Existentially Remixed: Puscifer’s Existential Reckoning Re-Wired
One can enjoy remixed songs without becoming existentially remixed in the process. Sometimes though, one just isn’t as augmented by the experience as the remixer might have intended.
Maynard James Keenan often wanders around the undiscovered and unrealized area, or era (or errata) where Jung and Melchizedek’s theories mingle and produce the theory of an ideal (or flawed) human consciousness derived from an evolution (or mutation) that is the product of the acceptance (or imposition) of 2 extra chromosomes meant to augment (or destroy) the function of the basic 46 human chromosomes. If you are still reading, you didn’t accidentally click the wrong link. This is a review of Puscifer’s latest remix album and not an article on psychological or genetic theory. I just thought it would be fitting to introduce Keenan’s regular artistic state of mind and draw a metaphor between it, Puscifer, his old band TOOL, and one of my favorite TOOL songs (and theories) “Forty-Six and Two.” This is because evolution, mutation, and augmentation (or destruction) often describe what happens to an album of great songs when they are remixed. Puscifer’s latest (and arguably greatest) album of music, Existential Reckoning, has undergone the aforementioned evolution (and simultaneous devolution) that all previous Puscifer albums have undergone, and as you might have surmised by this point, the results are decidedly (re)mixed.
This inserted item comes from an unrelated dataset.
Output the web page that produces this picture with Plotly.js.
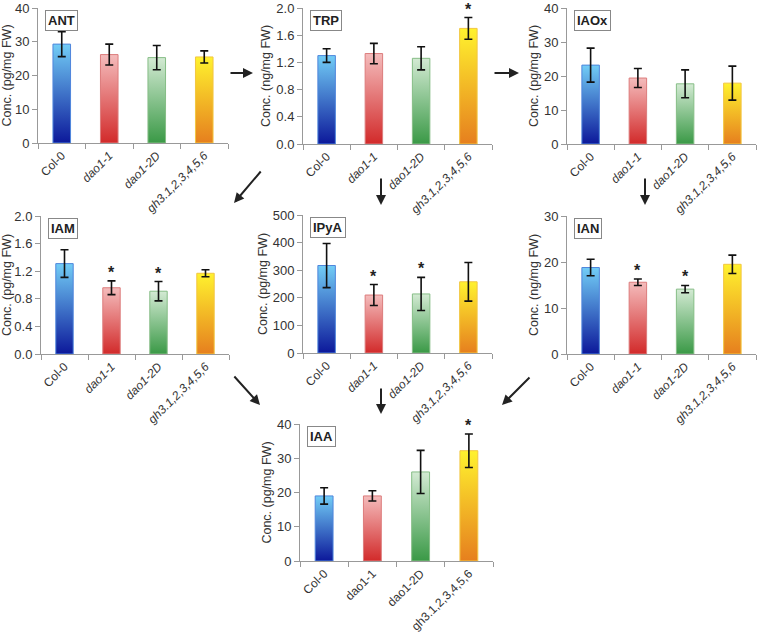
<!DOCTYPE html>
<html>
<head>
<meta charset="utf-8">
<script src="https://cdn.plot.ly/plotly-3.0.1.min.js"></script>
<style>html,body{margin:0;padding:0;background:#fff;}#chart{width:757px;height:636px;}</style>
</head>
<body>
<div id="chart"></div>
<script>
// ---- data ----
const categories = ['Col-0', 'dao1-1', 'dao1-2D', 'gh3.1,2,3,4,5,6'];

const ANT_vals = [29.3, 26.2, 25.3, 25.5];
const ANT_err  = [3.7, 3.1, 3.6, 1.8];
const ANT_sig  = [0, 0, 0, 0];

const TRP_vals = [1.30, 1.33, 1.26, 1.70];
const TRP_err  = [0.10, 0.15, 0.17, 0.16];
const TRP_sig  = [0, 0, 0, 1];

const IAOx_vals = [23.2, 19.4, 17.7, 17.9];
const IAOx_err  = [5.0, 2.8, 4.1, 5.0];
const IAOx_sig  = [0, 0, 0, 0];

const IAM_vals = [1.31, 0.96, 0.91, 1.17];
const IAM_err  = [0.20, 0.10, 0.14, 0.05];
const IAM_sig  = [0, 1, 1, 0];

const IPyA_vals = [317, 210, 214, 258];
const IPyA_err  = [80, 38, 60, 70];
const IPyA_sig  = [0, 1, 1, 0];

const IAN_vals = [18.8, 15.6, 14.1, 19.5];
const IAN_err  = [1.8, 0.7, 0.8, 2.0];
const IAN_sig  = [0, 1, 1, 0];

const IAA_vals = [19.0, 19.0, 26.0, 32.2];
const IAA_err  = [2.4, 1.5, 6.3, 4.9];
const IAA_sig  = [0, 0, 0, 1];

// ---- styling ----
const W = 757, H = 636;
const gradTop    = ['#72cdf6', '#f4bcbc', '#d3ead3', '#fff22e'];
const gradBottom = ['#0c189a', '#d22a2a', '#3a9946', '#e67f1e'];
const barLine    = ['#4f86dc', '#dc7c7c', '#86bd86', '#f2c640'];
const barHalf = 0.185;

const panels = [
  {name:'ANT',  vals:ANT_vals,  err:ANT_err,  sig:ANT_sig,  unit:'pg/mg FW', range:[0,40],  dtick:10,  fmt:'',    px:[38,228,8,143],   italic:true},
  {name:'TRP',  vals:TRP_vals,  err:TRP_err,  sig:TRP_sig,  unit:'ng/mg FW', range:[0,2],   dtick:0.4, fmt:'.1f', px:[303,492,8,144],  italic:true},
  {name:'IAOx', vals:IAOx_vals, err:IAOx_err, sig:IAOx_sig, unit:'pg/mg FW', range:[0,40],  dtick:10,  fmt:'',    px:[567,756,8,144],  italic:true},
  {name:'IAM',  vals:IAM_vals,  err:IAM_err,  sig:IAM_sig,  unit:'pg/mg FW', range:[0,2],   dtick:0.4, fmt:'.1f', px:[41,229,216,354], italic:true},
  {name:'IPyA', vals:IPyA_vals, err:IPyA_err, sig:IPyA_sig, unit:'pg/mg FW', range:[0,500], dtick:100, fmt:'',    px:[303,492,215,353],italic:true},
  {name:'IAN',  vals:IAN_vals,  err:IAN_err,  sig:IAN_sig,  unit:'ng/mg FW', range:[0,30],  dtick:10,  fmt:'',    px:[567,756,216,354],italic:true},
  {name:'IAA',  vals:IAA_vals,  err:IAA_err,  sig:IAA_sig,  unit:'pg/mg FW', range:[0,40],  dtick:10,  fmt:'',    px:[300,493,424,561],italic:false}
];

const traces = [];
const layout = {
  width: W, height: H,
  margin: {l:0, r:0, t:0, b:0},
  paper_bgcolor: '#fff', plot_bgcolor: 'rgba(0,0,0,0)',
  showlegend: false,
  font: {family: 'Liberation Sans, Arial, sans-serif', color: '#333'},
  annotations: [],
  hovermode: false
};

panels.forEach((p, k) => {
  const n = k + 1;
  const xa = 'x' + (n === 1 ? '' : n), ya = 'y' + (n === 1 ? '' : n);
  const xk = 'xaxis' + (n === 1 ? '' : n), yk = 'yaxis' + (n === 1 ? '' : n);
  const idx = categories.map((c, i) => i);

  // bar geometry (transparent bar trace, library-positioned)
  traces.push({
    type: 'bar', xaxis: xa, yaxis: ya,
    x: idx, y: p.vals, width: barHalf * 2,
    marker: {color: 'rgba(0,0,0,0)', line: {width: 0}},
    hoverinfo: 'skip'
  });

  // gradient-filled bars
  idx.forEach(i => {
    const v = p.vals[i];
    traces.push({
      type: 'scatter', mode: 'lines', xaxis: xa, yaxis: ya,
      x: [i - barHalf, i - barHalf, i + barHalf, i + barHalf, i - barHalf],
      y: [0, v, v, 0, 0],
      fill: 'toself',
      fillgradient: {type: 'vertical', colorscale: [[0, gradBottom[i]], [1, gradTop[i]]]},
      line: {color: barLine[i], width: 1},
      hoverinfo: 'skip'
    });
  });

  // error bars drawn on top
  traces.push({
    type: 'scatter', mode: 'markers', xaxis: xa, yaxis: ya,
    x: idx, y: p.vals,
    marker: {size: 1, color: 'rgba(0,0,0,0)'},
    error_y: {type: 'data', array: p.err, visible: true, color: '#111', thickness: 1.6, width: 4},
    hoverinfo: 'skip'
  });

  const ticktext = categories.map((c, i) => (p.italic && i > 0) ? '<i>' + c + '</i>' : c);

  layout[xk] = {
    domain: [p.px[0] / W, p.px[1] / W],
    anchor: ya,
    range: [-0.5, 3.5],
    tickmode: 'array', tickvals: idx, ticktext: ticktext,
    ticks: '', tickangle: -45,
    tickfont: {size: 12, color: '#333'},
    showline: true, linecolor: '#999', linewidth: 1,
    showgrid: false, zeroline: false, fixedrange: true,
    minor: {tickmode: 'array', tickvals: [-0.5, 0.5, 1.5, 2.5, 3.5], ticks: 'outside', ticklen: 5, tickcolor: '#999', tickwidth: 1, showgrid: false}
  };
  layout[yk] = {
    domain: [1 - p.px[3] / H, 1 - p.px[2] / H],
    anchor: xa,
    range: p.range, dtick: p.dtick, tick0: 0, tickformat: p.fmt,
    ticks: 'outside', ticklen: 5, tickcolor: '#999',
    tickfont: {size: 13, color: '#333'},
    ticklabeloverflow: 'allow',
    showline: true, linecolor: '#999', linewidth: 1,
    showgrid: false, zeroline: false, fixedrange: true,
    title: {text: 'Conc. (' + p.unit + ')', font: {size: 12.5, color: '#333'}, standoff: 2}
  };

  // panel label box
  layout.annotations.push({
    xref: xa + ' domain', yref: ya + ' domain', x: 0.035, y: 0.985,
    xanchor: 'left', yanchor: 'top', showarrow: false,
    text: '<b>' + p.name + '</b>', font: {size: 13, color: '#222'},
    bordercolor: '#888', borderwidth: 1, borderpad: 2, bgcolor: '#fff'
  });

  // significance stars
  idx.forEach(i => {
    if (p.sig[i]) {
      layout.annotations.push({
        xref: xa, yref: ya, x: i, y: p.vals[i] + p.err[i],
        xanchor: 'center', yanchor: 'bottom', yshift: -2, showarrow: false,
        text: '<b>*</b>', font: {size: 16, color: '#222'}
      });
    }
  });
});

// pathway arrows (head position, tail offset in px)
const arrows = [
  [253, 73, -24, 0],
  [519, 73, -26, 0],
  [234, 203, 28, -33],
  [381, 205, 0, -28],
  [645, 205, 0, -28],
  [260, 405, -27, -30],
  [381, 414, 0, -27],
  [502, 405, 29, -29]
];
arrows.forEach(a => {
  layout.annotations.push({
    xref: 'paper', yref: 'paper', x: a[0] / W, y: 1 - a[1] / H,
    ax: a[2], ay: a[3], showarrow: true, text: '',
    arrowhead: 2, arrowsize: 1, arrowwidth: 2, arrowcolor: '#222', standoff: 0
  });
});

Plotly.newPlot('chart', traces, layout, {staticPlot: true, displayModeBar: false});
</script>
</body>
</html>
Something that is definitely not mixed, as by way of result, is Keenan’s choice of remixers. All of them are companions of Keenan’s who pal around with him in that aforementioned undiscovered and unrealized area of the human conscious and subconscious and ponder what it would be like if itself were remixed both psychologically and chromosomally, then compose music and lyrics that explore such musings. At the top of the list, name recognition-wise only, are Trent Reznor with Atticus Ross and Phantogram. Less recognizable, but no less talented, is Mat Mitchell (a member of Puscifer himself), Justin Chancellor (bass player for TOOL), and Juliette Commagere (Hello Stranger, Puscifer). Other re-mixers include Troy Van Leeuwen (QOTSA), Alessandro Cortini (NIN), and Carina Round, along with other members of Puscifer, both studio and touring.
The remixed songs off of Existential Reckoning all bear the DNA signature of their respective remixer. Reznor’s haunting piano keys and ghostly metallic white noise backgrounds are unmistakable on his and Ross’ remix of “Apocalyptical.” So much so that the song’s DNA isn’t as much scrambled and reassembled in traditional remix fashion as overwritten with NIN’s particular compositional DNA. It’s more like encountering an old friend in a nightmare where they accidentally got merged with another friend who accidentally tripped and fell into Dr. Seth Brundle’s teleportation machine during transfer and came out some weird amalgamation of both. The being produced is recognizable, but unsettlingly so, neither being as exactly unique and engaging as they are as separate entities. Perhaps, this is the nightmare-inducing goal here though, a creation that splices the DNA of two unique artists to create something that should be more than the sum of its parts. Sadly, it often comes out fatally flawed instead (much like “Brundlefly”).
While the remixes are not nearly as horrific as Jeff Goldbloom’s “Brundlefly,” many are not exactly the chromosomal-enhancing gifts from Alex Grey-like gods one would expect. This isn’t to say that the remixes are uninteresting or downright repulsive. It’s just to say that Puscifer is such an interesting musical trip in and of itself that it belies the appeal of the remix. Reznor is a credited co-writer on at least one Puscifer song and one incredible A Perfect Circle song (“Passive”), and it would be way more interesting to hear more co-writing collaborations between Reznor and Keenan than Reznor remixes of Keenan (and company) written material, for example.
Still, the exposure that each remixer gets on the album is itself a gift to the listener, as many of them might not be known to the listener, and some quick research can lead them to the evolution-inducing experience of encountering interesting new music by some accomplished artists worth a further listen. Phantogram in particular is a band that everyone should check out at some point and Commagere’s solo work is particularly listen-worthy. Maybe I’m just not enough of a fan of guitar-driven industrial-electro rock (of the type that Puscifer produces) that’s stripped of the “guitar.” Maybe I just haven’t sprouted my own two extra musically evolved chromosomes and remain, neanderthal-like, stuck in a guitar-worshiping evolutionally rut. Whatever the case, one can enjoy remixed songs without becoming existentially remixed in the process. Sometimes, one just isn’t as augmented by the experience as the remixer might have intended.